Quote every line of the data below as it stands, omitting pictures.
+ + + +
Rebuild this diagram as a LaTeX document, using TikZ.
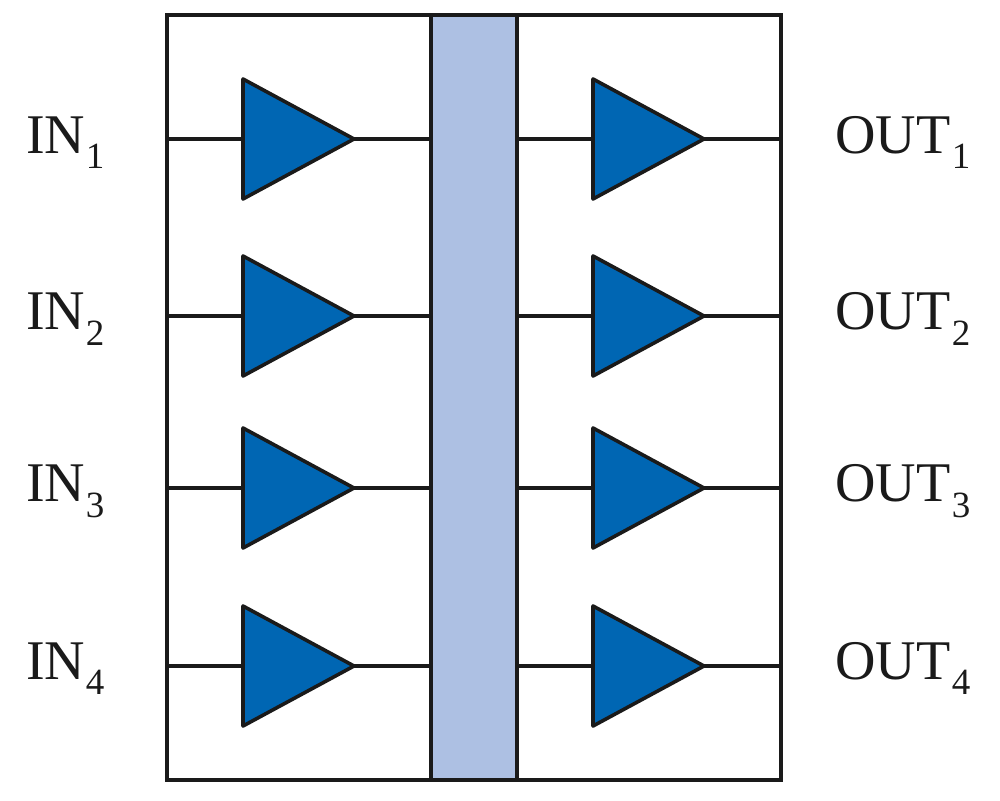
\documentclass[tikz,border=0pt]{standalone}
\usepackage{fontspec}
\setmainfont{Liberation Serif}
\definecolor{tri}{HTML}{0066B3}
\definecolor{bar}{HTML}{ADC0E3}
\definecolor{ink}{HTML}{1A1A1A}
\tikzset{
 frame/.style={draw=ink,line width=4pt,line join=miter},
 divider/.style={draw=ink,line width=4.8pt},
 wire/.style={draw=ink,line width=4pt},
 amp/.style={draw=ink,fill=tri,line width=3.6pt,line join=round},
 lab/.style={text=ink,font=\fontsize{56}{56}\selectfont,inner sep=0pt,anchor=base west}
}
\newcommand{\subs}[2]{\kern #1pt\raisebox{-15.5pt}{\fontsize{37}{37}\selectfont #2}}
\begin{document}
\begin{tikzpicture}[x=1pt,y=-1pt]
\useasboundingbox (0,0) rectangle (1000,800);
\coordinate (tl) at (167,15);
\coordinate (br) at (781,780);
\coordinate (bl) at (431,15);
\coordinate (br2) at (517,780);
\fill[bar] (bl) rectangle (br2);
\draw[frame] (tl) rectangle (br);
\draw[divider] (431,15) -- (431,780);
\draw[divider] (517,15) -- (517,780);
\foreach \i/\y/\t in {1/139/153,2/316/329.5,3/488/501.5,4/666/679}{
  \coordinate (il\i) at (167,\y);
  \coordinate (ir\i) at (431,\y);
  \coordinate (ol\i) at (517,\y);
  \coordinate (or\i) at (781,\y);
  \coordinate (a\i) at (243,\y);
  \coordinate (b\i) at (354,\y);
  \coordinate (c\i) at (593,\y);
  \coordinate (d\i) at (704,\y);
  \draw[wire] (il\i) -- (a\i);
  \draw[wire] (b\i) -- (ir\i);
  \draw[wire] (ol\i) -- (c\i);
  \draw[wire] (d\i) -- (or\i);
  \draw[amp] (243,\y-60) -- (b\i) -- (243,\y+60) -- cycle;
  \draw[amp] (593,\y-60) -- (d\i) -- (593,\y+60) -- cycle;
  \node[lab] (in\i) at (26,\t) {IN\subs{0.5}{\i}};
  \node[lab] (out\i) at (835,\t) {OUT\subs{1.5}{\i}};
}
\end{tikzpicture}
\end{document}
+ + + +
# Reply
Rebuild this diagram as a LaTeX document, using TikZ.
\documentclass[tikz,border=0pt]{standalone}
\usepackage{fontspec}
\setmainfont{Liberation Serif}
\definecolor{tri}{HTML}{0066B3}
\definecolor{bar}{HTML}{ADC0E3}
\definecolor{ink}{HTML}{1A1A1A}
\tikzset{
 frame/.style={draw=ink,line width=4pt,line join=miter},
 divider/.style={draw=ink,line width=4.8pt},
 wire/.style={draw=ink,line width=4pt},
 amp/.style={draw=ink,fill=tri,line width=3.6pt,line join=round},
 lab/.style={text=ink,font=\fontsize{56}{56}\selectfont,inner sep=0pt,anchor=base west}
}
\newcommand{\subs}[2]{\kern #1pt\raisebox{-15.5pt}{\fontsize{37}{37}\selectfont #2}}
\begin{document}
\begin{tikzpicture}[x=1pt,y=-1pt]
\useasboundingbox (0,0) rectangle (1000,800);
\coordinate (tl) at (167,15);
\coordinate (br) at (781,780);
\coordinate (bl) at (431,15);
\coordinate (br2) at (517,780);
\fill[bar] (bl) rectangle (br2);
\draw[frame] (tl) rectangle (br);
\draw[divider] (431,15) -- (431,780);
\draw[divider] (517,15) -- (517,780);
\foreach \i/\y/\t in {1/139/153,2/316/329.5,3/488/501.5,4/666/679}{
  \coordinate (il\i) at (167,\y);
  \coordinate (ir\i) at (431,\y);
  \coordinate (ol\i) at (517,\y);
  \coordinate (or\i) at (781,\y);
  \coordinate (a\i) at (243,\y);
  \coordinate (b\i) at (354,\y);
  \coordinate (c\i) at (593,\y);
  \coordinate (d\i) at (704,\y);
  \draw[wire] (il\i) -- (a\i);
  \draw[wire] (b\i) -- (ir\i);
  \draw[wire] (ol\i) -- (c\i);
  \draw[wire] (d\i) -- (or\i);
  \draw[amp] (243,\y-60) -- (b\i) -- (243,\y+60) -- cycle;
  \draw[amp] (593,\y-60) -- (d\i) -- (593,\y+60) -- cycle;
  \node[lab] (in\i) at (26,\t) {IN\subs{0.5}{\i}};
  \node[lab] (out\i) at (835,\t) {OUT\subs{1.5}{\i}};
}
\end{tikzpicture}
\end{document}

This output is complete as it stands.